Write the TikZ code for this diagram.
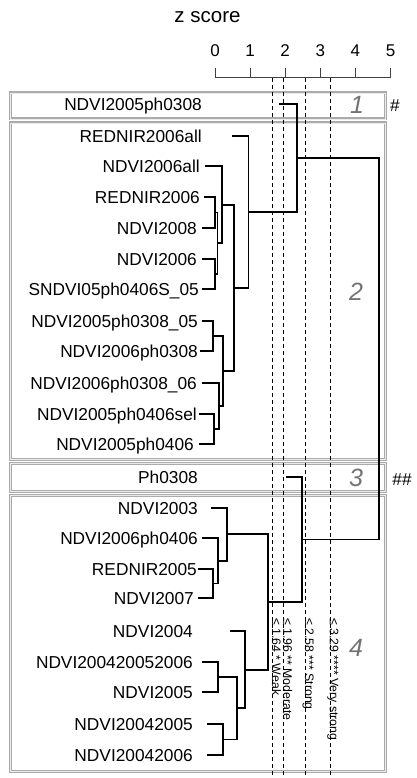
\documentclass[tikz,border=0pt]{standalone}
\usepackage{fontspec}
\setmainfont{Liberation Sans}
\usetikzlibrary{calc}

% join two members (upper #3, lower #4) at height #2, new point #1
\newcommand{\joinpair}[4]{%
  \path let \p1=(#3), \p2=(#4) in coordinate (#1) at (#2,{0.5*\y1+0.5*\y2});
  \draw[branch] (#3) -| (#1) |- (#4);
}

\begin{document}
\begin{tikzpicture}[
    x=1pt, y=-1pt,
    leaf/.style={
        anchor=east, inner sep=0pt, text height=12.4pt, text depth=0pt,
        font=\fontsize{17.3}{20}\selectfont
    },
    branch/.style={
        line width=1.8pt, black
    },
    clusterbox/.style={
        draw=black!33, double=black!8, double distance=0.8pt, line width=1.1pt
    },
    clusternum/.style={
        anchor=base, inner sep=0pt, text=black!55,
        font=\fontsize{25}{28}\selectfont\itshape
    },
    hashmark/.style={
        anchor=base, inner sep=0pt, font=\fontsize{17.3}{20}\selectfont
    },
    title/.style={
        anchor=base, inner sep=0pt, font=\fontsize{20.5}{24}\selectfont
    },
    ticklab/.style={
        anchor=base, inner sep=0pt, font=\fontsize{17}{20}\selectfont
    },
    axis/.style={
        line width=1pt, black!75
    },
    sigline/.style={
        dash pattern=on 4pt off 3pt, line width=0.8pt, black
    },
    siglabel/.style={
        rotate=-90, anchor=base west, inner sep=0pt,
        font=\fontsize{12.3}{14}\selectfont
    }
]
\useasboundingbox (0,0) rectangle (417,778);

% ── Cluster boxes ──
\draw[clusterbox] (10,93) rectangle (385,119);
\draw[clusterbox] (10,123) rectangle (385,459);
\draw[clusterbox] (10,463) rectangle (385,491);
\draw[clusterbox] (10,495) rectangle (385,771);

\node[clusternum] (num1) at (357,114) {1};
\node[clusternum] (num2) at (356,300) {2};
\node[clusternum] (num3) at (356,486) {3};
\node[clusternum] (num4) at (356,656) {4};

\node[hashmark] (hash1) at (395,112) {\#};
\node[hashmark] (hash3) at (402,485) {\#\#};

% ── z score axis ──
\node[title] (zscore) at (207.5,23) {z score};
\draw[axis] (215,78) -- (390.5,78);
\foreach \v in {0,...,5} {
    \draw[axis] ({215+35.1*\v},78) -- ++(0,-10);
    \node[ticklab] (tick\v) at ({215+35.1*\v},57) {\v};
}

% ── Significance thresholds ──
\foreach \z/\txt [count=\i] in {1.64/{≤ 1.64 * Weak}, 1.96/{≤ 1.96 ** Moderate},
                                2.58/{≤ 2.58 *** Strong}, 3.29/{≤ 3.29 **** Very strong}} {
    \draw[sigline] ({215+35.1*\z},78) -- ({215+35.1*\z},778);
    \node[siglabel] (sig\i) at ({214.5+35.1*\z},618) {\txt};
}

% ── Cluster 1 ──
\node[leaf] (a1) at (202,104) {NDVI2005ph0308};   \coordinate (a1e) at (279,104);

% ── Cluster 2 ──
\node[leaf] (b1) at (202,136) {REDNIR2006all};      \coordinate (b1e) at (232,136);
\node[leaf] (b2) at (200,166) {NDVI2006all};        \coordinate (b2e) at (205,166);
\node[leaf] (b3) at (200,197) {REDNIR2006};         \coordinate (b3e) at (204,197);
\node[leaf] (b4) at (197,228) {NDVI2008};           \coordinate (b4e) at (202,228);
\node[leaf] (b5) at (197,259) {NDVI2006};           \coordinate (b5e) at (202,259);
\node[leaf] (b6) at (199,289) {SNDVI05ph0406S\_05}; \coordinate (b6e) at (202,289);
\node[leaf] (b7) at (198,321) {NDVI2005ph0308\_05}; \coordinate (b7e) at (202,321);
\node[leaf] (b8) at (198,351) {NDVI2006ph0308};     \coordinate (b8e) at (200,351);
\node[leaf] (b9) at (197,383) {NDVI2006ph0308\_06}; \coordinate (b9e) at (202,383);
\node[leaf] (b10) at (197,414) {NDVI2005ph0406sel}; \coordinate (b10e) at (199,414);
\node[leaf] (b11) at (194,444) {NDVI2005ph0406};    \coordinate (b11e) at (199,444);

% ── Cluster 3 ──
\node[leaf] (c1) at (198,477) {Ph0308};             \coordinate (c1e) at (286,477);

% ── Cluster 4 ──
\node[leaf] (d1) at (198,508) {NDVI2003};           \coordinate (d1e) at (211,508);
\node[leaf] (d2) at (198,538) {NDVI2006ph0406};     \coordinate (d2e) at (202,538);
\node[leaf] (d3) at (197,569) {REDNIR2005};         \coordinate (d3e) at (198,569);
\node[leaf] (d4) at (194,598) {NDVI2007};           \coordinate (d4e) at (198,598);
\node[leaf] (d5) at (193,631) {NDVI2004};           \coordinate (d5e) at (230,631);
\node[leaf] (d6) at (193,662) {NDVI200420052006};   \coordinate (d6e) at (202,662);
\node[leaf] (d7) at (193,692) {NDVI2005};           \coordinate (d7e) at (202,692);
\node[leaf] (d8) at (193,724) {NDVI20042005};       \coordinate (d8e) at (207,724);
\node[leaf] (d9) at (193,755) {NDVI20042006};       \coordinate (d9e) at (207,755);

% ── Merges ──
\joinpair{k1}{215}{b3e}{b4e}
\joinpair{k2}{215}{b5e}{b6e}
\joinpair{k3}{217.5}{k1}{k2}
\joinpair{k4}{222}{b2e}{k3}
\joinpair{k5}{213}{b7e}{b8e}
\joinpair{k6}{214}{b10e}{b11e}
\joinpair{k7}{219}{b9e}{k6}
\joinpair{k8}{223}{k5}{k7}
\joinpair{k9}{234}{k4}{k8}
\joinpair{k10}{248.5}{b1e}{k9}
\joinpair{r1}{297}{a1e}{k10}

\joinpair{m1}{213}{d3e}{d4e}
\joinpair{m2}{218}{d2e}{m1}
\joinpair{m3}{227}{d1e}{m2}
\joinpair{m4}{218}{d6e}{d7e}
\joinpair{m5}{223}{d8e}{d9e}
\joinpair{m6}{237}{m4}{m5}
\joinpair{m7}{245}{d5e}{m6}
\joinpair{m8}{268}{m3}{m7}
\joinpair{r2}{302}{c1e}{m8}

\joinpair{root}{379}{r1}{r2}

\end{tikzpicture}
\end{document}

TASK REQUIREMENTS: From start to finish, output the listing exactly, but omit its pictures.

SOLUTION TO THE EXERCISE:
Write the TikZ code for this diagram.
\documentclass[tikz,border=0pt]{standalone}
\usepackage{fontspec}
\setmainfont{Liberation Sans}
\usetikzlibrary{calc}

% join two members (upper #3, lower #4) at height #2, new point #1
\newcommand{\joinpair}[4]{%
  \path let \p1=(#3), \p2=(#4) in coordinate (#1) at (#2,{0.5*\y1+0.5*\y2});
  \draw[branch] (#3) -| (#1) |- (#4);
}

\begin{document}
\begin{tikzpicture}[
    x=1pt, y=-1pt,
    leaf/.style={
        anchor=east, inner sep=0pt, text height=12.4pt, text depth=0pt,
        font=\fontsize{17.3}{20}\selectfont
    },
    branch/.style={
        line width=1.8pt, black
    },
    clusterbox/.style={
        draw=black!33, double=black!8, double distance=0.8pt, line width=1.1pt
    },
    clusternum/.style={
        anchor=base, inner sep=0pt, text=black!55,
        font=\fontsize{25}{28}\selectfont\itshape
    },
    hashmark/.style={
        anchor=base, inner sep=0pt, font=\fontsize{17.3}{20}\selectfont
    },
    title/.style={
        anchor=base, inner sep=0pt, font=\fontsize{20.5}{24}\selectfont
    },
    ticklab/.style={
        anchor=base, inner sep=0pt, font=\fontsize{17}{20}\selectfont
    },
    axis/.style={
        line width=1pt, black!75
    },
    sigline/.style={
        dash pattern=on 4pt off 3pt, line width=0.8pt, black
    },
    siglabel/.style={
        rotate=-90, anchor=base west, inner sep=0pt,
        font=\fontsize{12.3}{14}\selectfont
    }
]
\useasboundingbox (0,0) rectangle (417,778);

% ── Cluster boxes ──
\draw[clusterbox] (10,93) rectangle (385,119);
\draw[clusterbox] (10,123) rectangle (385,459);
\draw[clusterbox] (10,463) rectangle (385,491);
\draw[clusterbox] (10,495) rectangle (385,771);

\node[clusternum] (num1) at (357,114) {1};
\node[clusternum] (num2) at (356,300) {2};
\node[clusternum] (num3) at (356,486) {3};
\node[clusternum] (num4) at (356,656) {4};

\node[hashmark] (hash1) at (395,112) {\#};
\node[hashmark] (hash3) at (402,485) {\#\#};

% ── z score axis ──
\node[title] (zscore) at (207.5,23) {z score};
\draw[axis] (215,78) -- (390.5,78);
\foreach \v in {0,...,5} {
    \draw[axis] ({215+35.1*\v},78) -- ++(0,-10);
    \node[ticklab] (tick\v) at ({215+35.1*\v},57) {\v};
}

% ── Significance thresholds ──
\foreach \z/\txt [count=\i] in {1.64/{≤ 1.64 * Weak}, 1.96/{≤ 1.96 ** Moderate},
                                2.58/{≤ 2.58 *** Strong}, 3.29/{≤ 3.29 **** Very strong}} {
    \draw[sigline] ({215+35.1*\z},78) -- ({215+35.1*\z},778);
    \node[siglabel] (sig\i) at ({214.5+35.1*\z},618) {\txt};
}

% ── Cluster 1 ──
\node[leaf] (a1) at (202,104) {NDVI2005ph0308};   \coordinate (a1e) at (279,104);

% ── Cluster 2 ──
\node[leaf] (b1) at (202,136) {REDNIR2006all};      \coordinate (b1e) at (232,136);
\node[leaf] (b2) at (200,166) {NDVI2006all};        \coordinate (b2e) at (205,166);
\node[leaf] (b3) at (200,197) {REDNIR2006};         \coordinate (b3e) at (204,197);
\node[leaf] (b4) at (197,228) {NDVI2008};           \coordinate (b4e) at (202,228);
\node[leaf] (b5) at (197,259) {NDVI2006};           \coordinate (b5e) at (202,259);
\node[leaf] (b6) at (199,289) {SNDVI05ph0406S\_05}; \coordinate (b6e) at (202,289);
\node[leaf] (b7) at (198,321) {NDVI2005ph0308\_05}; \coordinate (b7e) at (202,321);
\node[leaf] (b8) at (198,351) {NDVI2006ph0308};     \coordinate (b8e) at (200,351);
\node[leaf] (b9) at (197,383) {NDVI2006ph0308\_06}; \coordinate (b9e) at (202,383);
\node[leaf] (b10) at (197,414) {NDVI2005ph0406sel}; \coordinate (b10e) at (199,414);
\node[leaf] (b11) at (194,444) {NDVI2005ph0406};    \coordinate (b11e) at (199,444);

% ── Cluster 3 ──
\node[leaf] (c1) at (198,477) {Ph0308};             \coordinate (c1e) at (286,477);

% ── Cluster 4 ──
\node[leaf] (d1) at (198,508) {NDVI2003};           \coordinate (d1e) at (211,508);
\node[leaf] (d2) at (198,538) {NDVI2006ph0406};     \coordinate (d2e) at (202,538);
\node[leaf] (d3) at (197,569) {REDNIR2005};         \coordinate (d3e) at (198,569);
\node[leaf] (d4) at (194,598) {NDVI2007};           \coordinate (d4e) at (198,598);
\node[leaf] (d5) at (193,631) {NDVI2004};           \coordinate (d5e) at (230,631);
\node[leaf] (d6) at (193,662) {NDVI200420052006};   \coordinate (d6e) at (202,662);
\node[leaf] (d7) at (193,692) {NDVI2005};           \coordinate (d7e) at (202,692);
\node[leaf] (d8) at (193,724) {NDVI20042005};       \coordinate (d8e) at (207,724);
\node[leaf] (d9) at (193,755) {NDVI20042006};       \coordinate (d9e) at (207,755);

% ── Merges ──
\joinpair{k1}{215}{b3e}{b4e}
\joinpair{k2}{215}{b5e}{b6e}
\joinpair{k3}{217.5}{k1}{k2}
\joinpair{k4}{222}{b2e}{k3}
\joinpair{k5}{213}{b7e}{b8e}
\joinpair{k6}{214}{b10e}{b11e}
\joinpair{k7}{219}{b9e}{k6}
\joinpair{k8}{223}{k5}{k7}
\joinpair{k9}{234}{k4}{k8}
\joinpair{k10}{248.5}{b1e}{k9}
\joinpair{r1}{297}{a1e}{k10}

\joinpair{m1}{213}{d3e}{d4e}
\joinpair{m2}{218}{d2e}{m1}
\joinpair{m3}{227}{d1e}{m2}
\joinpair{m4}{218}{d6e}{d7e}
\joinpair{m5}{223}{d8e}{d9e}
\joinpair{m6}{237}{m4}{m5}
\joinpair{m7}{245}{d5e}{m6}
\joinpair{m8}{268}{m3}{m7}
\joinpair{r2}{302}{c1e}{m8}

\joinpair{root}{379}{r1}{r2}

\end{tikzpicture}
\end{document}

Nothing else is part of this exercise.